### GOAL OF THE EXERCISE
Retype the records below exactly as they appear, but leave out any pictures.
— BEGIN —
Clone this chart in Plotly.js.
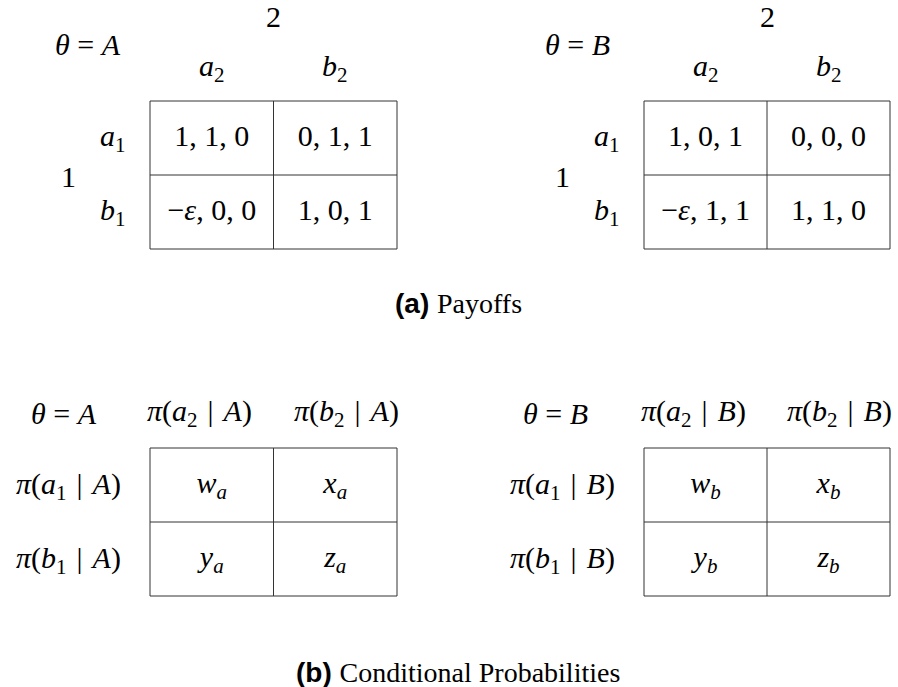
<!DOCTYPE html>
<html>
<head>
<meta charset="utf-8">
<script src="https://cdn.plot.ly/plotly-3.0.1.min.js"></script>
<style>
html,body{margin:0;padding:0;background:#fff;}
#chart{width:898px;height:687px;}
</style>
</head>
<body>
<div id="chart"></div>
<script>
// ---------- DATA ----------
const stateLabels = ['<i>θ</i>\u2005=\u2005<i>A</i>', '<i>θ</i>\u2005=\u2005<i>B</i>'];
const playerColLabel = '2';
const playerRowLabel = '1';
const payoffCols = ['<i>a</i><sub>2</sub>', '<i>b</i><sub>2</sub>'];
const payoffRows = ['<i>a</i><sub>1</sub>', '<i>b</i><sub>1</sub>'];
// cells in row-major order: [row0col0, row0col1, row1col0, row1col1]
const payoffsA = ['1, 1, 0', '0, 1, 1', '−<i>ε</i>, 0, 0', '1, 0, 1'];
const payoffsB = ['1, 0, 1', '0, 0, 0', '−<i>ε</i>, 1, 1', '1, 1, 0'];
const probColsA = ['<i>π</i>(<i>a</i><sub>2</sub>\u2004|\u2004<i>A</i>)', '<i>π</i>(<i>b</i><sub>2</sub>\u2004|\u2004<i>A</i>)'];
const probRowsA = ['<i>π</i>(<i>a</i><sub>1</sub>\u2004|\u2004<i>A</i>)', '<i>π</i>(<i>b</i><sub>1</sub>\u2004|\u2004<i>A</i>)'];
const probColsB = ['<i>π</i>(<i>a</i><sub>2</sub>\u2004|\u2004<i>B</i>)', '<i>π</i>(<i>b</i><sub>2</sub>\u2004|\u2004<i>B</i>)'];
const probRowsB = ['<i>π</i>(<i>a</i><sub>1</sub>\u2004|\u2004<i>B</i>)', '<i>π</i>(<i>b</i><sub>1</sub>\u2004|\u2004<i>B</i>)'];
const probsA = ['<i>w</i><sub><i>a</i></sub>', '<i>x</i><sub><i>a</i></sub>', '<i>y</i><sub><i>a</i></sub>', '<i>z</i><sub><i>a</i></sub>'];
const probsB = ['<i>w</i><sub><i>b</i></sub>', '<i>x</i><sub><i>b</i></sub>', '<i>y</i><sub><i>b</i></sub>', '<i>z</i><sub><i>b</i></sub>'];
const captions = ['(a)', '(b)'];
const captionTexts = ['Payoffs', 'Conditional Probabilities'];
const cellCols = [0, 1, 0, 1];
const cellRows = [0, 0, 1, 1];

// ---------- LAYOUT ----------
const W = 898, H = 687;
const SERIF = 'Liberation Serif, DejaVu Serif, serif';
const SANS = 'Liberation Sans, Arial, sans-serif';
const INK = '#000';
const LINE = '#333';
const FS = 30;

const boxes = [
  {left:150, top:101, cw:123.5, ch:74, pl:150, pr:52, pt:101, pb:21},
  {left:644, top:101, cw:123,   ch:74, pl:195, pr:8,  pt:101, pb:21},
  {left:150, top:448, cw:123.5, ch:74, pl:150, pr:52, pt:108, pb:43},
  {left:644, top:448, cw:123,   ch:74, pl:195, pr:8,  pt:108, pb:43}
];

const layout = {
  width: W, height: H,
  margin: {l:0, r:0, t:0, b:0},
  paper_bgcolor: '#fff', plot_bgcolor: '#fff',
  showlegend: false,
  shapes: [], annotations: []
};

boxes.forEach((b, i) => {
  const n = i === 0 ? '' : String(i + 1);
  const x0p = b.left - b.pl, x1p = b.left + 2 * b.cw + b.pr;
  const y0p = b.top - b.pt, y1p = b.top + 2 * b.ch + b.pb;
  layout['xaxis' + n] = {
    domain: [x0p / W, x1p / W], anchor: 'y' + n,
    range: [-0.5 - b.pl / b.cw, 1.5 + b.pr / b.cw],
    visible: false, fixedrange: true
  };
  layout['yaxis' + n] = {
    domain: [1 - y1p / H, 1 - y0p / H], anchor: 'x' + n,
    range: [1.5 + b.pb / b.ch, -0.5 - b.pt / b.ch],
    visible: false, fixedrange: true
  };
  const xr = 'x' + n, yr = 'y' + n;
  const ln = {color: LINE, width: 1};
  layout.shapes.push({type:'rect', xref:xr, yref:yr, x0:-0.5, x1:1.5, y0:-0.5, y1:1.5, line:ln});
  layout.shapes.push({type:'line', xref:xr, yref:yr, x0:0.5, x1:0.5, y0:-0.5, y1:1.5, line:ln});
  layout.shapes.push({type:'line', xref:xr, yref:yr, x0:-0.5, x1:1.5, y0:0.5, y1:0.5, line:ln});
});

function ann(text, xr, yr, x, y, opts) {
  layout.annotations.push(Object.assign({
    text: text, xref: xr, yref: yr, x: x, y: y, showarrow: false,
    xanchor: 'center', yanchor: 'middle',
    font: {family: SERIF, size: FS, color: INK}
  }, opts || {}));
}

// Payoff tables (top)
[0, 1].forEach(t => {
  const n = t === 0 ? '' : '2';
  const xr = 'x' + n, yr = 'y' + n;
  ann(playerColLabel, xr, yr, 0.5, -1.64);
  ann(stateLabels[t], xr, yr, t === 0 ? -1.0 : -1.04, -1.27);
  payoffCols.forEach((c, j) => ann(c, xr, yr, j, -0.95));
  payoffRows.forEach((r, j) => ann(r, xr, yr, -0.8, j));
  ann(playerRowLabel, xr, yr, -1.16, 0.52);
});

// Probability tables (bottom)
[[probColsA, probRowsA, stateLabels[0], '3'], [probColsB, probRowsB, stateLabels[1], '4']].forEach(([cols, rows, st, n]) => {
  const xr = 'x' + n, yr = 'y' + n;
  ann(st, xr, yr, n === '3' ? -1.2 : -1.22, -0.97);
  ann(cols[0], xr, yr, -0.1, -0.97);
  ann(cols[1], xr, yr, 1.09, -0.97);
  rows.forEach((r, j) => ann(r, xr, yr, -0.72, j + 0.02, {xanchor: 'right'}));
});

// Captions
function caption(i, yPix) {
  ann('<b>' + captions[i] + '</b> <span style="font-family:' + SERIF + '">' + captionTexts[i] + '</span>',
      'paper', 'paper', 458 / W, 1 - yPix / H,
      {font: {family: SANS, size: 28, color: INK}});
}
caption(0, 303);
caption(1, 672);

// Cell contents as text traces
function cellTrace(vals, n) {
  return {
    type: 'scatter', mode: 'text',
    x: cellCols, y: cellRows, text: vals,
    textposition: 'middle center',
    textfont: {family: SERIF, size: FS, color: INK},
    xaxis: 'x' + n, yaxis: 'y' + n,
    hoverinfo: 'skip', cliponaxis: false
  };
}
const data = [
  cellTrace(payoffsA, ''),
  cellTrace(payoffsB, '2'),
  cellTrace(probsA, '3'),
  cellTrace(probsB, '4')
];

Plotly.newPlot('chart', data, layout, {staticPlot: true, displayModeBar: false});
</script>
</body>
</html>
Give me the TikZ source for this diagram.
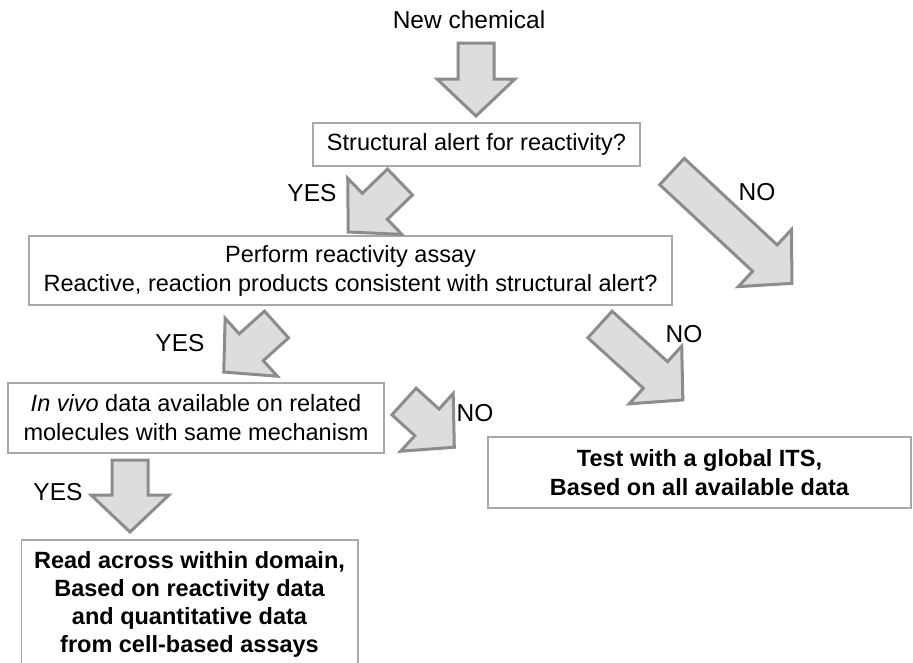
— END —
### TASK RESPONSE
Clone this chart in Plotly.js.
<!DOCTYPE html>
<html>
<head>
<meta charset="utf-8">
<script src="https://cdn.plot.ly/plotly-3.0.1.min.js"></script>
<style>
html,body{margin:0;padding:0;background:#fff;}
#chart{width:898px;height:687px;}
</style>
</head>
<body>
<div id="chart"></div>
<script>
// ---------- DATA ----------
const stateLabels = ['<i>θ</i>\u2005=\u2005<i>A</i>', '<i>θ</i>\u2005=\u2005<i>B</i>'];
const playerColLabel = '2';
const playerRowLabel = '1';
const payoffCols = ['<i>a</i><sub>2</sub>', '<i>b</i><sub>2</sub>'];
const payoffRows = ['<i>a</i><sub>1</sub>', '<i>b</i><sub>1</sub>'];
// cells in row-major order: [row0col0, row0col1, row1col0, row1col1]
const payoffsA = ['1, 1, 0', '0, 1, 1', '−<i>ε</i>, 0, 0', '1, 0, 1'];
const payoffsB = ['1, 0, 1', '0, 0, 0', '−<i>ε</i>, 1, 1', '1, 1, 0'];
const probColsA = ['<i>π</i>(<i>a</i><sub>2</sub>\u2004|\u2004<i>A</i>)', '<i>π</i>(<i>b</i><sub>2</sub>\u2004|\u2004<i>A</i>)'];
const probRowsA = ['<i>π</i>(<i>a</i><sub>1</sub>\u2004|\u2004<i>A</i>)', '<i>π</i>(<i>b</i><sub>1</sub>\u2004|\u2004<i>A</i>)'];
const probColsB = ['<i>π</i>(<i>a</i><sub>2</sub>\u2004|\u2004<i>B</i>)', '<i>π</i>(<i>b</i><sub>2</sub>\u2004|\u2004<i>B</i>)'];
const probRowsB = ['<i>π</i>(<i>a</i><sub>1</sub>\u2004|\u2004<i>B</i>)', '<i>π</i>(<i>b</i><sub>1</sub>\u2004|\u2004<i>B</i>)'];
const probsA = ['<i>w</i><sub><i>a</i></sub>', '<i>x</i><sub><i>a</i></sub>', '<i>y</i><sub><i>a</i></sub>', '<i>z</i><sub><i>a</i></sub>'];
const probsB = ['<i>w</i><sub><i>b</i></sub>', '<i>x</i><sub><i>b</i></sub>', '<i>y</i><sub><i>b</i></sub>', '<i>z</i><sub><i>b</i></sub>'];
const captions = ['(a)', '(b)'];
const captionTexts = ['Payoffs', 'Conditional Probabilities'];
const cellCols = [0, 1, 0, 1];
const cellRows = [0, 0, 1, 1];

// ---------- LAYOUT ----------
const W = 898, H = 687;
const SERIF = 'Liberation Serif, DejaVu Serif, serif';
const SANS = 'Liberation Sans, Arial, sans-serif';
const INK = '#000';
const LINE = '#333';
const FS = 30;

const boxes = [
  {left:150, top:101, cw:123.5, ch:74, pl:150, pr:52, pt:101, pb:21},
  {left:644, top:101, cw:123,   ch:74, pl:195, pr:8,  pt:101, pb:21},
  {left:150, top:448, cw:123.5, ch:74, pl:150, pr:52, pt:108, pb:43},
  {left:644, top:448, cw:123,   ch:74, pl:195, pr:8,  pt:108, pb:43}
];

const layout = {
  width: W, height: H,
  margin: {l:0, r:0, t:0, b:0},
  paper_bgcolor: '#fff', plot_bgcolor: '#fff',
  showlegend: false,
  shapes: [], annotations: []
};

boxes.forEach((b, i) => {
  const n = i === 0 ? '' : String(i + 1);
  const x0p = b.left - b.pl, x1p = b.left + 2 * b.cw + b.pr;
  const y0p = b.top - b.pt, y1p = b.top + 2 * b.ch + b.pb;
  layout['xaxis' + n] = {
    domain: [x0p / W, x1p / W], anchor: 'y' + n,
    range: [-0.5 - b.pl / b.cw, 1.5 + b.pr / b.cw],
    visible: false, fixedrange: true
  };
  layout['yaxis' + n] = {
    domain: [1 - y1p / H, 1 - y0p / H], anchor: 'x' + n,
    range: [1.5 + b.pb / b.ch, -0.5 - b.pt / b.ch],
    visible: false, fixedrange: true
  };
  const xr = 'x' + n, yr = 'y' + n;
  const ln = {color: LINE, width: 1};
  layout.shapes.push({type:'rect', xref:xr, yref:yr, x0:-0.5, x1:1.5, y0:-0.5, y1:1.5, line:ln});
  layout.shapes.push({type:'line', xref:xr, yref:yr, x0:0.5, x1:0.5, y0:-0.5, y1:1.5, line:ln});
  layout.shapes.push({type:'line', xref:xr, yref:yr, x0:-0.5, x1:1.5, y0:0.5, y1:0.5, line:ln});
});

function ann(text, xr, yr, x, y, opts) {
  layout.annotations.push(Object.assign({
    text: text, xref: xr, yref: yr, x: x, y: y, showarrow: false,
    xanchor: 'center', yanchor: 'middle',
    font: {family: SERIF, size: FS, color: INK}
  }, opts || {}));
}

// Payoff tables (top)
[0, 1].forEach(t => {
  const n = t === 0 ? '' : '2';
  const xr = 'x' + n, yr = 'y' + n;
  ann(playerColLabel, xr, yr, 0.5, -1.64);
  ann(stateLabels[t], xr, yr, t === 0 ? -1.0 : -1.04, -1.27);
  payoffCols.forEach((c, j) => ann(c, xr, yr, j, -0.95));
  payoffRows.forEach((r, j) => ann(r, xr, yr, -0.8, j));
  ann(playerRowLabel, xr, yr, -1.16, 0.52);
});

// Probability tables (bottom)
[[probColsA, probRowsA, stateLabels[0], '3'], [probColsB, probRowsB, stateLabels[1], '4']].forEach(([cols, rows, st, n]) => {
  const xr = 'x' + n, yr = 'y' + n;
  ann(st, xr, yr, n === '3' ? -1.2 : -1.22, -0.97);
  ann(cols[0], xr, yr, -0.1, -0.97);
  ann(cols[1], xr, yr, 1.09, -0.97);
  rows.forEach((r, j) => ann(r, xr, yr, -0.72, j + 0.02, {xanchor: 'right'}));
});

// Captions
function caption(i, yPix) {
  ann('<b>' + captions[i] + '</b> <span style="font-family:' + SERIF + '">' + captionTexts[i] + '</span>',
      'paper', 'paper', 458 / W, 1 - yPix / H,
      {font: {family: SANS, size: 28, color: INK}});
}
caption(0, 303);
caption(1, 672);

// Cell contents as text traces
function cellTrace(vals, n) {
  return {
    type: 'scatter', mode: 'text',
    x: cellCols, y: cellRows, text: vals,
    textposition: 'middle center',
    textfont: {family: SERIF, size: FS, color: INK},
    xaxis: 'x' + n, yaxis: 'y' + n,
    hoverinfo: 'skip', cliponaxis: false
  };
}
const data = [
  cellTrace(payoffsA, ''),
  cellTrace(payoffsB, '2'),
  cellTrace(probsA, '3'),
  cellTrace(probsB, '4')
];

Plotly.newPlot('chart', data, layout, {staticPlot: true, displayModeBar: false});
</script>
</body>
</html>
Give me the TikZ source for this diagram.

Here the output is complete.